Identify and reproduce every line holding the string "this".

★ ★ ★ ★ ★ ★ ★

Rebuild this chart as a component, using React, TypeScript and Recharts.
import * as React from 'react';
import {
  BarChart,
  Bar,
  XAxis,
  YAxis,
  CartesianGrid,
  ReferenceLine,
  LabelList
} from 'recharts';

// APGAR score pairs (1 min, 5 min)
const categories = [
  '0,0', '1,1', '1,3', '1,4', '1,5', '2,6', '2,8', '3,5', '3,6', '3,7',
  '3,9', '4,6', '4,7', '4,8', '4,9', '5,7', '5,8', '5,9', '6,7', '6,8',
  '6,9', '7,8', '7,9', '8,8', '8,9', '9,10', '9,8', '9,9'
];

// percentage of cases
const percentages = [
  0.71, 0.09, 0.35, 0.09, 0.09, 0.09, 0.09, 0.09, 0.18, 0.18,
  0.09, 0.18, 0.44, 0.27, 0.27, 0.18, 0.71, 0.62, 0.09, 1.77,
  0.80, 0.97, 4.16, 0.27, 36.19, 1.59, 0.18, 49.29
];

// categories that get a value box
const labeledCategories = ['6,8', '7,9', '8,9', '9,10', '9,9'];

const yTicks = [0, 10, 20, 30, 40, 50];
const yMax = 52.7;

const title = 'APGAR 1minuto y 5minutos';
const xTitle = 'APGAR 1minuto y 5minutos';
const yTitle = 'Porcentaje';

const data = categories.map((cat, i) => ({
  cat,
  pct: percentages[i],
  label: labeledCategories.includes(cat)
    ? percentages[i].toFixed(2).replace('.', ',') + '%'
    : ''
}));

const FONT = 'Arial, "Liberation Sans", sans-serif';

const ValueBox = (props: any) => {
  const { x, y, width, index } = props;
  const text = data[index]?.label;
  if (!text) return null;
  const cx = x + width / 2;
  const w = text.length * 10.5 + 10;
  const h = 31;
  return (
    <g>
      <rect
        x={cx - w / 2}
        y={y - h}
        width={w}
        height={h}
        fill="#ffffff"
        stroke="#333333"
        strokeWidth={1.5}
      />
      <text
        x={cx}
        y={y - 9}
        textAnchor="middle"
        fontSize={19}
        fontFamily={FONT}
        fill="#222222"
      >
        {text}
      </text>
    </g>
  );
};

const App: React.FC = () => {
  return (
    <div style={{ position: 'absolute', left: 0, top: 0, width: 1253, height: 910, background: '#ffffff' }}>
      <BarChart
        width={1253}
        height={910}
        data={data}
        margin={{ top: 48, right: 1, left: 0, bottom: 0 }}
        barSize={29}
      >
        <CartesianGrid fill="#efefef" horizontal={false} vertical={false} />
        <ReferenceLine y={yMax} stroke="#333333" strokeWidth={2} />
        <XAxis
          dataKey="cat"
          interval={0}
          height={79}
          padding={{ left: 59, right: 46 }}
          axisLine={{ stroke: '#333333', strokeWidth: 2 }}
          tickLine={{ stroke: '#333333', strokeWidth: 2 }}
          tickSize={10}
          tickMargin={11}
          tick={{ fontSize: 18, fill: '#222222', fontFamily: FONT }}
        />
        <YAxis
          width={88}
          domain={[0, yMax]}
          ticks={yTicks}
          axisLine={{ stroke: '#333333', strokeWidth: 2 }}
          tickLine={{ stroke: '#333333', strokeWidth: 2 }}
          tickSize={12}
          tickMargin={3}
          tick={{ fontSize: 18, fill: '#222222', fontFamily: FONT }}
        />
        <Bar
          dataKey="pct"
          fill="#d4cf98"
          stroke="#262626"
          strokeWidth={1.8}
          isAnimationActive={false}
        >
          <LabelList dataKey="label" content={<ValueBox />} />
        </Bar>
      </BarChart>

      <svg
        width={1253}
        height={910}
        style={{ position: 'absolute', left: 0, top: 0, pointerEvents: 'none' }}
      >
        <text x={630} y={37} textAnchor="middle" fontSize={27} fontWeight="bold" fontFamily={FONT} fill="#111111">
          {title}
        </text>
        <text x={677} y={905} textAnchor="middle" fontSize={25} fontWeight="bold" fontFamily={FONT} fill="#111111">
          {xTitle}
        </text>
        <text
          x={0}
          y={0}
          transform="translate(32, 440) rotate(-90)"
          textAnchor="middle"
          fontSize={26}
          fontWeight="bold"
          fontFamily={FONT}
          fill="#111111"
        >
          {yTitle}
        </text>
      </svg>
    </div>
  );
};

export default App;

★ ★ ★ ★ ★ ★ ★

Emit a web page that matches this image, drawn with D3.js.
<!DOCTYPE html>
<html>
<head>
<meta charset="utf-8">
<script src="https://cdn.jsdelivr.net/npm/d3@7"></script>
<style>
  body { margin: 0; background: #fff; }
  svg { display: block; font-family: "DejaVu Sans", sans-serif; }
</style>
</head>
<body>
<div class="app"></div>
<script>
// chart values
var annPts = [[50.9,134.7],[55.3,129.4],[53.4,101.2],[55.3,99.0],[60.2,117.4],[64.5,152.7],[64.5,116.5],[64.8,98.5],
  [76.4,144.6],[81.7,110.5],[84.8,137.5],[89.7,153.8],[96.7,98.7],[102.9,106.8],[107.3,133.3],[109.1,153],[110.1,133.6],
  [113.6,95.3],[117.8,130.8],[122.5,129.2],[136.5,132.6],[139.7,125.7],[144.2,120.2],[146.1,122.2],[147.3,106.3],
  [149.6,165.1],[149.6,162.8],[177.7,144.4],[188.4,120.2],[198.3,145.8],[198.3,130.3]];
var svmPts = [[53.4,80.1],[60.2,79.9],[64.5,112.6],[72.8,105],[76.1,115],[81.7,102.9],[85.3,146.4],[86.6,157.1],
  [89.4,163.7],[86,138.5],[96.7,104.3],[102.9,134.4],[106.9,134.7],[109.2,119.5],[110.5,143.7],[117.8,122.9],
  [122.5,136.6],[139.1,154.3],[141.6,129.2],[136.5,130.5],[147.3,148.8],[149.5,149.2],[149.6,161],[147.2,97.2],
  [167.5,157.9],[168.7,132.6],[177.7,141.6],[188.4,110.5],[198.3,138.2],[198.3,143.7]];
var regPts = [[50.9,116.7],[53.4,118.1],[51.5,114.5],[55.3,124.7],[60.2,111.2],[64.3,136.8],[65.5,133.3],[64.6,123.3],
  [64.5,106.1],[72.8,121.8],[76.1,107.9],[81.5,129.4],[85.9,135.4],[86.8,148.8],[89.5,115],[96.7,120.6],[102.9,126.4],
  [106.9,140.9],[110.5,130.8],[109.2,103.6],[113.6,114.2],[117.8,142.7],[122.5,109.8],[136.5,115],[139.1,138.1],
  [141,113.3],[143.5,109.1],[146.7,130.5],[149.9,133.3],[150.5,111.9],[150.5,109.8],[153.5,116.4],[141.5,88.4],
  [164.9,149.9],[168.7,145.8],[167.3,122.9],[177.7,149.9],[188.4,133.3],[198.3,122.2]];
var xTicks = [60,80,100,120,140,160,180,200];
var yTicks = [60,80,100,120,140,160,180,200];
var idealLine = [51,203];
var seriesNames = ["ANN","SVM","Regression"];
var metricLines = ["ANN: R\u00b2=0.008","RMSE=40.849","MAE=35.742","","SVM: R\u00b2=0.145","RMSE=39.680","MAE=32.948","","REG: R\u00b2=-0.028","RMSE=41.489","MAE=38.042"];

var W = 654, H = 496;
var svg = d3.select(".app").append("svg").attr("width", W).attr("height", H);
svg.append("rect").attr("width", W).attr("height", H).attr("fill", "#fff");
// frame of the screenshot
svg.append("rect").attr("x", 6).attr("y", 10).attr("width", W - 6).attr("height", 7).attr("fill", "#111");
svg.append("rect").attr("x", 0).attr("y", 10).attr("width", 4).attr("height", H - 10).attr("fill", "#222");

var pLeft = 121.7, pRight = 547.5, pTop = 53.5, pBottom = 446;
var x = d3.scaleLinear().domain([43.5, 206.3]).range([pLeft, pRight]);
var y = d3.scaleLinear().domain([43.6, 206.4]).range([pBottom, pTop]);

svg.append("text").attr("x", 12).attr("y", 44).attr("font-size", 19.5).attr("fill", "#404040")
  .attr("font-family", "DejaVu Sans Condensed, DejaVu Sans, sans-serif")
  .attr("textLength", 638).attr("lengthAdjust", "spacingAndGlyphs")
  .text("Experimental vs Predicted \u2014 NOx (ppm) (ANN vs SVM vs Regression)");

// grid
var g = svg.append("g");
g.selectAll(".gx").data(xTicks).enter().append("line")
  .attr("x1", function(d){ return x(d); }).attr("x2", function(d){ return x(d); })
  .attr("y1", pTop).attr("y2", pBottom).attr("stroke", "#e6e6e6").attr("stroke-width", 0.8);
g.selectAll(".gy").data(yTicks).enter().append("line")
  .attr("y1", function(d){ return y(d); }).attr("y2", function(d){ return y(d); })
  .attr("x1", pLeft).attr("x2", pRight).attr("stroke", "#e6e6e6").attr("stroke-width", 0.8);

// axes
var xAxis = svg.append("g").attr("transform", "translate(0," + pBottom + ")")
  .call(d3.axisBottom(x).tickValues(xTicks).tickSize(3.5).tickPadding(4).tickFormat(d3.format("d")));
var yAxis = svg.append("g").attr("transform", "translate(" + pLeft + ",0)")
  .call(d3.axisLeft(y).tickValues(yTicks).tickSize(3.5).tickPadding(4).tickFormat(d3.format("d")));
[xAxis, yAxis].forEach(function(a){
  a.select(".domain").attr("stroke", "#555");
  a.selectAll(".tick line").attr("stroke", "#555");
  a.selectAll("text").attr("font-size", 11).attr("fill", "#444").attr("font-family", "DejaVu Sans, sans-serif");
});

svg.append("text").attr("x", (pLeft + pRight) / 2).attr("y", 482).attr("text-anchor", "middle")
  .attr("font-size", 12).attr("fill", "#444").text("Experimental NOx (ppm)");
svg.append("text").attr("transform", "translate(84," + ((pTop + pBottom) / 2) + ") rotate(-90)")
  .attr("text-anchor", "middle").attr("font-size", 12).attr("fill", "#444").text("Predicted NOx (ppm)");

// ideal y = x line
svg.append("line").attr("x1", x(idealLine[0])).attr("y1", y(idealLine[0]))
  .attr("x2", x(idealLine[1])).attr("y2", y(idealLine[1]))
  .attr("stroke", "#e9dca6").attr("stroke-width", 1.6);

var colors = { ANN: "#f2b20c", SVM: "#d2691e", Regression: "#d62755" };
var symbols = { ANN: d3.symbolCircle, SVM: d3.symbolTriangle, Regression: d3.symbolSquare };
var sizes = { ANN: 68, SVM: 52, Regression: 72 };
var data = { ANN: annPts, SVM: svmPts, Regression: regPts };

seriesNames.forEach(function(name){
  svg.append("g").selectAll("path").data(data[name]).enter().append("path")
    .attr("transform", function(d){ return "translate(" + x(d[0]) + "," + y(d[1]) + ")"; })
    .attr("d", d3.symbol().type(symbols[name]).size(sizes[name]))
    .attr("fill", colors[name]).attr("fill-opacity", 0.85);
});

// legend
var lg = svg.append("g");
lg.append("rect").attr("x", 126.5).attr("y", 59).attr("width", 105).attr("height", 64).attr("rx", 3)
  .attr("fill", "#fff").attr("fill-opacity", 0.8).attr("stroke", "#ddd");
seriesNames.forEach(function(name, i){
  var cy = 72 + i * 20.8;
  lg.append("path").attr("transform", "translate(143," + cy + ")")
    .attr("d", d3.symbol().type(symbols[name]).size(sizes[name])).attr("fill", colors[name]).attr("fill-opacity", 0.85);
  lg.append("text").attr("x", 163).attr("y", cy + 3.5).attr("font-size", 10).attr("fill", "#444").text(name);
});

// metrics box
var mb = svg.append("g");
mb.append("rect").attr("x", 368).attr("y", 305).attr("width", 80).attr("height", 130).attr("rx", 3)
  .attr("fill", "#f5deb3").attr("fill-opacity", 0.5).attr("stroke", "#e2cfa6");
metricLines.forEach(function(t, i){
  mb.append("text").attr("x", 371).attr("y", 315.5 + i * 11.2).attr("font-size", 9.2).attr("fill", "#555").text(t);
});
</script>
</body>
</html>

★ ★ ★ ★ ★ ★ ★

THE OUTPUT -
Rebuild this chart as a component, using React, TypeScript and Recharts.
Emit a web page that matches this image, drawn with D3.js.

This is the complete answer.